DATASET EXTRACT:
-.-.-
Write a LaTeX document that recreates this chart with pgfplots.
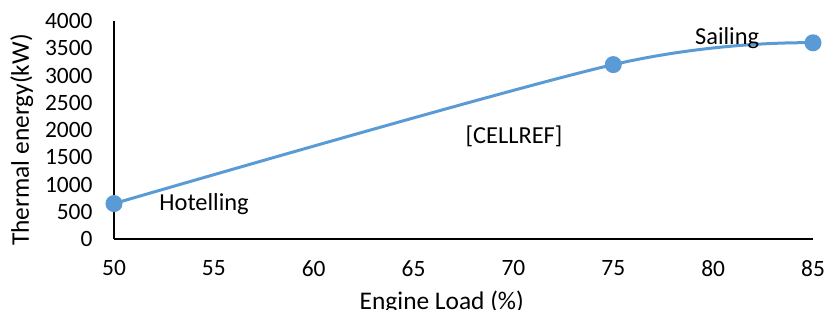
\documentclass[border=0pt]{standalone}
\usepackage{pgfplots}
\pgfplotsset{compat=1.18}
\usepackage{fontspec}
\setmainfont{Carlito}
\definecolor{xlblue}{HTML}{5B9BD5}
\begin{document}
\begin{tikzpicture}
\useasboundingbox (-114bp,-71bp) rectangle (713bp,239bp);
\begin{axis}[
  at={(0,0)}, anchor=origin,
  scale only axis, width=699bp, height=218bp,
  xmin=50, xmax=85, ymin=0, ymax=4000,
  xtick={50,55,...,85}, ytick={0,500,...,4000},
  axis lines=left, axis line style={-, black, line width=1.5bp},
  major tick length=0pt,
  tick label style={font=\fontsize{23.5}{27}\selectfont},
  /pgf/number format/assume math mode=true,
  /pgf/number format/1000 sep={},
  xticklabel style={yshift=-18bp},
  yticklabel style={xshift=-18bp},
  clip=false,
]
\addplot[xlblue, line width=3bp, smooth, tension=0.55, mark=*, mark size=7bp, mark options={fill=xlblue, draw=xlblue}]
  coordinates {(50,650) (75,3200) (85,3600)};
\node[font=\fontsize{24.5}{27}\selectfont, anchor=west] at (axis cs:52.1,642) {Hotelling};
\node[font=\fontsize{24.5}{27}\selectfont] at (axis cs:70.03,1890) {[CELLREF]};
\node[font=\fontsize{24.5}{27}\selectfont] at (axis cs:80.7,3688) {Sailing};
\node[font=\fontsize{25.5}{27}\selectfont, anchor=north, inner sep=0pt] at ([yshift=-52bp]rel axis cs:0.469,0) {Engine Load (\%)};
\node[font=\fontsize{25.5}{27}\selectfont, anchor=north, rotate=90, inner sep=0pt] at ([xshift=-104bp]rel axis cs:0,0.454) {Thermal energy(kW)};
\end{axis}
\end{tikzpicture}
\end{document}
-.-.-
Reproduce the data word for word, excluding its pictures.

CORRECT RESPONSE:
Write a LaTeX document that recreates this chart with pgfplots.
\documentclass[border=0pt]{standalone}
\usepackage{pgfplots}
\pgfplotsset{compat=1.18}
\usepackage{fontspec}
\setmainfont{Carlito}
\definecolor{xlblue}{HTML}{5B9BD5}
\begin{document}
\begin{tikzpicture}
\useasboundingbox (-114bp,-71bp) rectangle (713bp,239bp);
\begin{axis}[
  at={(0,0)}, anchor=origin,
  scale only axis, width=699bp, height=218bp,
  xmin=50, xmax=85, ymin=0, ymax=4000,
  xtick={50,55,...,85}, ytick={0,500,...,4000},
  axis lines=left, axis line style={-, black, line width=1.5bp},
  major tick length=0pt,
  tick label style={font=\fontsize{23.5}{27}\selectfont},
  /pgf/number format/assume math mode=true,
  /pgf/number format/1000 sep={},
  xticklabel style={yshift=-18bp},
  yticklabel style={xshift=-18bp},
  clip=false,
]
\addplot[xlblue, line width=3bp, smooth, tension=0.55, mark=*, mark size=7bp, mark options={fill=xlblue, draw=xlblue}]
  coordinates {(50,650) (75,3200) (85,3600)};
\node[font=\fontsize{24.5}{27}\selectfont, anchor=west] at (axis cs:52.1,642) {Hotelling};
\node[font=\fontsize{24.5}{27}\selectfont] at (axis cs:70.03,1890) {[CELLREF]};
\node[font=\fontsize{24.5}{27}\selectfont] at (axis cs:80.7,3688) {Sailing};
\node[font=\fontsize{25.5}{27}\selectfont, anchor=north, inner sep=0pt] at ([yshift=-52bp]rel axis cs:0.469,0) {Engine Load (\%)};
\node[font=\fontsize{25.5}{27}\selectfont, anchor=north, rotate=90, inner sep=0pt] at ([xshift=-104bp]rel axis cs:0,0.454) {Thermal energy(kW)};
\end{axis}
\end{tikzpicture}
\end{document}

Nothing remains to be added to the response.